**INPUT**
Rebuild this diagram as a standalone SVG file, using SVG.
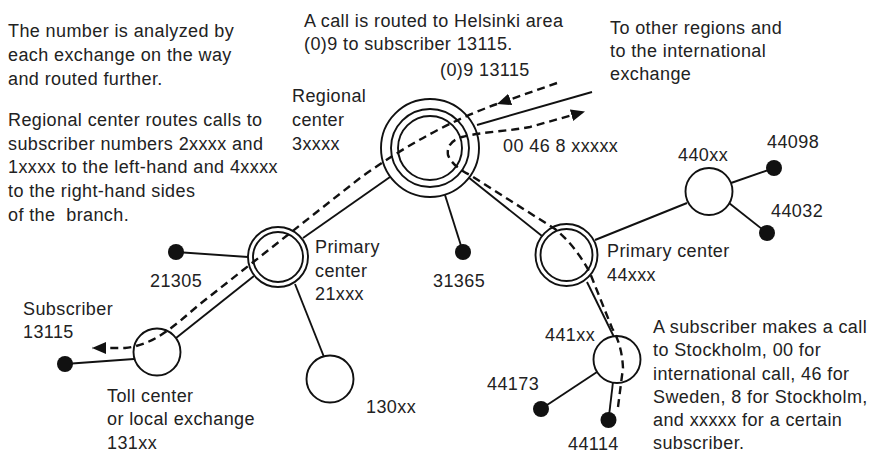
<svg xmlns="http://www.w3.org/2000/svg" width="877" height="456" viewBox="0 0 877 456">
<style>
text{font-family:"Liberation Sans",Arial,sans-serif;font-size:18px;letter-spacing:0.4px;fill:#222}
.ln{stroke:#111;stroke-width:1.9;fill:none}
.nd{stroke:#111;stroke-width:1.9;fill:#fff}
.dot{fill:#111}
.dash{stroke:#111;stroke-width:2.4;fill:none;stroke-dasharray:8 5}
</style>
<defs>
<marker id="ah" markerUnits="userSpaceOnUse" markerWidth="16" markerHeight="14" refX="14" refY="6" orient="auto">
<path d="M0,0 L14,6 L0,12 z" fill="#111"/>
</marker>
</defs>
<rect width="877" height="456" fill="#fff"/>
<g id="connectors">
<line class="ln" x1="390" y1="177" x2="303" y2="238"/>
<line class="ln" x1="254" y1="276" x2="176" y2="338"/>
<line class="ln" x1="295" y1="284" x2="324" y2="357"/>
<line class="ln" x1="176" y1="252" x2="248" y2="257"/>
<line class="ln" x1="134" y1="359" x2="65" y2="364"/>
<line class="ln" x1="445" y1="195" x2="463" y2="252"/>
<line class="ln" x1="468" y1="177" x2="542" y2="236"/>
<line class="ln" x1="477" y1="125" x2="592" y2="92"/>
<line class="ln" x1="595" y1="240" x2="687" y2="203"/>
<line class="ln" x1="731" y1="183" x2="774" y2="168"/>
<line class="ln" x1="729" y1="203" x2="767" y2="233"/>
<line class="ln" x1="587" y1="282" x2="614" y2="337"/>
<line class="ln" x1="597" y1="372" x2="541" y2="409"/>
<line class="ln" x1="613" y1="382" x2="608.5" y2="420"/>
</g>
<g id="n-regional"><circle class="nd" cx="430" cy="148" r="49"/><circle class="nd" cx="430" cy="148" r="39"/><circle class="nd" cx="430" cy="148" r="32"/></g>
<g id="n-primary21"><circle class="nd" cx="278" cy="257" r="30"/><circle class="nd" cx="278" cy="257" r="25"/></g>
<g id="n-primary44"><circle class="nd" cx="566.5" cy="255" r="31"/><circle class="nd" cx="566.5" cy="255" r="26"/></g>
<g id="n-toll"><circle class="nd" cx="157" cy="352" r="23.5"/></g>
<g id="n-130xx"><circle class="nd" cx="330" cy="379" r="23.5"/></g>
<g id="n-440xx"><circle class="nd" cx="709" cy="191.5" r="23.5"/></g>
<g id="n-441xx"><circle class="nd" cx="617" cy="359.5" r="23.5"/></g>
<g id="n-21305"><circle class="dot" cx="176" cy="252" r="8"/></g>
<g id="n-31365"><circle class="dot" cx="463" cy="252" r="8"/></g>
<g id="n-44098"><circle class="dot" cx="774" cy="168" r="8"/></g>
<g id="n-44032"><circle class="dot" cx="767" cy="233" r="8"/></g>
<g id="n-44173"><circle class="dot" cx="541" cy="409" r="8"/></g>
<g id="n-44114"><circle class="dot" cx="608.5" cy="420" r="8"/></g>
<g id="n-subscriber"><circle class="dot" cx="65" cy="364" r="8"/></g>
<g id="routes">
<path class="dash" d="M557,83 L497,104" marker-end="url(#ah)"/>
<path class="dash" d="M497,104 Q430,128 360,178 L200,304 C175,325 155,345 125,348 L92,348" marker-end="url(#ah)"/>
<path class="dash" d="M618,407 L623,368 Q622,345 612,328 L590,273 Q575,245 555,229 L470,175 Q452,166 448,155 Q446,142 462,137 C480,132 510,131 530,127 L585,111.5" marker-end="url(#ah)"/>
</g>
<g id="labels">
<text x="8" y="37">The number is analyzed by</text>
<text x="8" y="61">each exchange on the way</text>
<text x="8" y="85">and routed further.</text>
<text x="8" y="126">Regional center routes calls to</text>
<text x="8" y="150">subscriber numbers 2xxxx and</text>
<text x="8" y="173">1xxxx to the left-hand and 4xxxx</text>
<text x="8" y="197">to the right-hand sides</text>
<text x="8" y="221" xml:space="preserve">of the  branch.</text>
<text x="304" y="27">A call is routed to Helsinki area</text>
<text x="304" y="50">(0)9 to subscriber 13115.</text>
<text x="440" y="76">(0)9 13115</text>
<text x="292" y="102">Regional</text>
<text x="292" y="126">center</text>
<text x="292" y="150">3xxxx</text>
<text x="610" y="34">To other regions and</text>
<text x="610" y="57">to the international</text>
<text x="610" y="80">exchange</text>
<text x="503" y="152">00 46 8 xxxxx</text>
<text x="315" y="253">Primary</text>
<text x="315" y="277">center</text>
<text x="315" y="300">21xxx</text>
<text x="150" y="287">21305</text>
<text x="433" y="287">31365</text>
<text x="23" y="315">Subscriber</text>
<text x="23" y="338">13115</text>
<text x="107" y="402">Toll center</text>
<text x="107" y="425">or local exchange</text>
<text x="107" y="449">131xx</text>
<text x="366" y="413">130xx</text>
<text x="607" y="257">Primary center</text>
<text x="607" y="281">44xxx</text>
<text x="678" y="161">440xx</text>
<text x="767" y="148">44098</text>
<text x="771" y="217">44032</text>
<text x="545" y="341">441xx</text>
<text x="487" y="390">44173</text>
<text x="568" y="450">44114</text>
<text x="653" y="333">A subscriber makes a call</text>
<text x="653" y="356">to Stockholm, 00 for</text>
<text x="653" y="380">international call, 46 for</text>
<text x="653" y="403">Sweden, 8 for Stockholm,</text>
<text x="653" y="426">and xxxxx for a certain</text>
<text x="653" y="449">subscriber.</text>
</g>
</svg>
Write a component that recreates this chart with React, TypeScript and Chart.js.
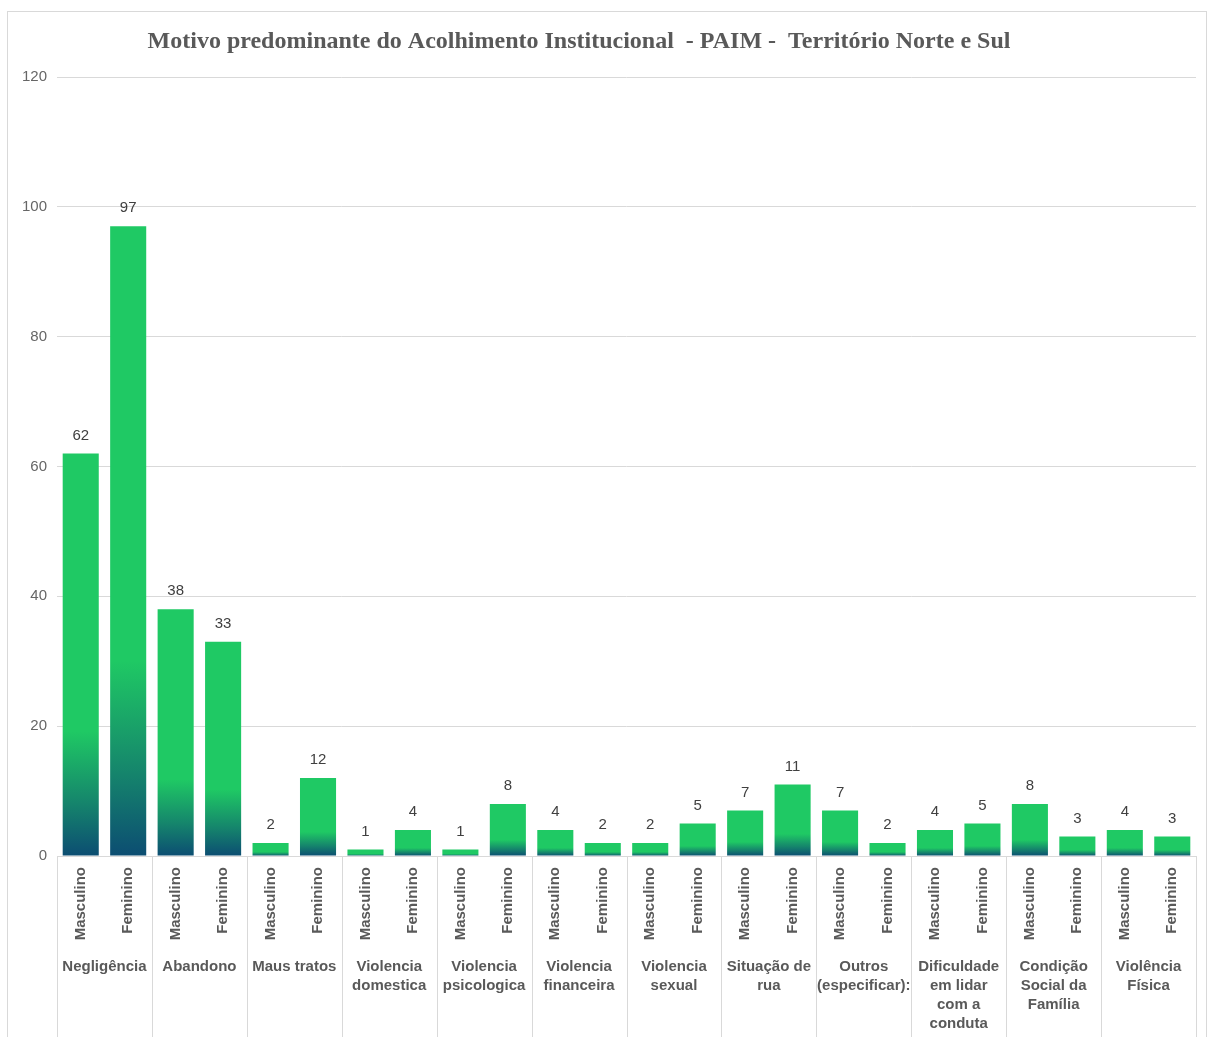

**WHAT THE TASK REQUIRES**
Leaving all pictures aside, quote each record exactly.

**SOLUTION**
Rebuild this diagram as a standalone SVG file, using SVG.
<svg xmlns="http://www.w3.org/2000/svg" width="877" height="456" viewBox="0 0 877 456">
<style>
text{font-family:"Liberation Sans",Arial,sans-serif;font-size:18px;letter-spacing:0.4px;fill:#222}
.ln{stroke:#111;stroke-width:1.9;fill:none}
.nd{stroke:#111;stroke-width:1.9;fill:#fff}
.dot{fill:#111}
.dash{stroke:#111;stroke-width:2.4;fill:none;stroke-dasharray:8 5}
</style>
<defs>
<marker id="ah" markerUnits="userSpaceOnUse" markerWidth="16" markerHeight="14" refX="14" refY="6" orient="auto">
<path d="M0,0 L14,6 L0,12 z" fill="#111"/>
</marker>
</defs>
<rect width="877" height="456" fill="#fff"/>
<g id="connectors">
<line class="ln" x1="390" y1="177" x2="303" y2="238"/>
<line class="ln" x1="254" y1="276" x2="176" y2="338"/>
<line class="ln" x1="295" y1="284" x2="324" y2="357"/>
<line class="ln" x1="176" y1="252" x2="248" y2="257"/>
<line class="ln" x1="134" y1="359" x2="65" y2="364"/>
<line class="ln" x1="445" y1="195" x2="463" y2="252"/>
<line class="ln" x1="468" y1="177" x2="542" y2="236"/>
<line class="ln" x1="477" y1="125" x2="592" y2="92"/>
<line class="ln" x1="595" y1="240" x2="687" y2="203"/>
<line class="ln" x1="731" y1="183" x2="774" y2="168"/>
<line class="ln" x1="729" y1="203" x2="767" y2="233"/>
<line class="ln" x1="587" y1="282" x2="614" y2="337"/>
<line class="ln" x1="597" y1="372" x2="541" y2="409"/>
<line class="ln" x1="613" y1="382" x2="608.5" y2="420"/>
</g>
<g id="n-regional"><circle class="nd" cx="430" cy="148" r="49"/><circle class="nd" cx="430" cy="148" r="39"/><circle class="nd" cx="430" cy="148" r="32"/></g>
<g id="n-primary21"><circle class="nd" cx="278" cy="257" r="30"/><circle class="nd" cx="278" cy="257" r="25"/></g>
<g id="n-primary44"><circle class="nd" cx="566.5" cy="255" r="31"/><circle class="nd" cx="566.5" cy="255" r="26"/></g>
<g id="n-toll"><circle class="nd" cx="157" cy="352" r="23.5"/></g>
<g id="n-130xx"><circle class="nd" cx="330" cy="379" r="23.5"/></g>
<g id="n-440xx"><circle class="nd" cx="709" cy="191.5" r="23.5"/></g>
<g id="n-441xx"><circle class="nd" cx="617" cy="359.5" r="23.5"/></g>
<g id="n-21305"><circle class="dot" cx="176" cy="252" r="8"/></g>
<g id="n-31365"><circle class="dot" cx="463" cy="252" r="8"/></g>
<g id="n-44098"><circle class="dot" cx="774" cy="168" r="8"/></g>
<g id="n-44032"><circle class="dot" cx="767" cy="233" r="8"/></g>
<g id="n-44173"><circle class="dot" cx="541" cy="409" r="8"/></g>
<g id="n-44114"><circle class="dot" cx="608.5" cy="420" r="8"/></g>
<g id="n-subscriber"><circle class="dot" cx="65" cy="364" r="8"/></g>
<g id="routes">
<path class="dash" d="M557,83 L497,104" marker-end="url(#ah)"/>
<path class="dash" d="M497,104 Q430,128 360,178 L200,304 C175,325 155,345 125,348 L92,348" marker-end="url(#ah)"/>
<path class="dash" d="M618,407 L623,368 Q622,345 612,328 L590,273 Q575,245 555,229 L470,175 Q452,166 448,155 Q446,142 462,137 C480,132 510,131 530,127 L585,111.5" marker-end="url(#ah)"/>
</g>
<g id="labels">
<text x="8" y="37">The number is analyzed by</text>
<text x="8" y="61">each exchange on the way</text>
<text x="8" y="85">and routed further.</text>
<text x="8" y="126">Regional center routes calls to</text>
<text x="8" y="150">subscriber numbers 2xxxx and</text>
<text x="8" y="173">1xxxx to the left-hand and 4xxxx</text>
<text x="8" y="197">to the right-hand sides</text>
<text x="8" y="221" xml:space="preserve">of the  branch.</text>
<text x="304" y="27">A call is routed to Helsinki area</text>
<text x="304" y="50">(0)9 to subscriber 13115.</text>
<text x="440" y="76">(0)9 13115</text>
<text x="292" y="102">Regional</text>
<text x="292" y="126">center</text>
<text x="292" y="150">3xxxx</text>
<text x="610" y="34">To other regions and</text>
<text x="610" y="57">to the international</text>
<text x="610" y="80">exchange</text>
<text x="503" y="152">00 46 8 xxxxx</text>
<text x="315" y="253">Primary</text>
<text x="315" y="277">center</text>
<text x="315" y="300">21xxx</text>
<text x="150" y="287">21305</text>
<text x="433" y="287">31365</text>
<text x="23" y="315">Subscriber</text>
<text x="23" y="338">13115</text>
<text x="107" y="402">Toll center</text>
<text x="107" y="425">or local exchange</text>
<text x="107" y="449">131xx</text>
<text x="366" y="413">130xx</text>
<text x="607" y="257">Primary center</text>
<text x="607" y="281">44xxx</text>
<text x="678" y="161">440xx</text>
<text x="767" y="148">44098</text>
<text x="771" y="217">44032</text>
<text x="545" y="341">441xx</text>
<text x="487" y="390">44173</text>
<text x="568" y="450">44114</text>
<text x="653" y="333">A subscriber makes a call</text>
<text x="653" y="356">to Stockholm, 00 for</text>
<text x="653" y="380">international call, 46 for</text>
<text x="653" y="403">Sweden, 8 for Stockholm,</text>
<text x="653" y="426">and xxxxx for a certain</text>
<text x="653" y="449">subscriber.</text>
</g>
</svg>
Write a component that recreates this chart with React, TypeScript and Chart.js.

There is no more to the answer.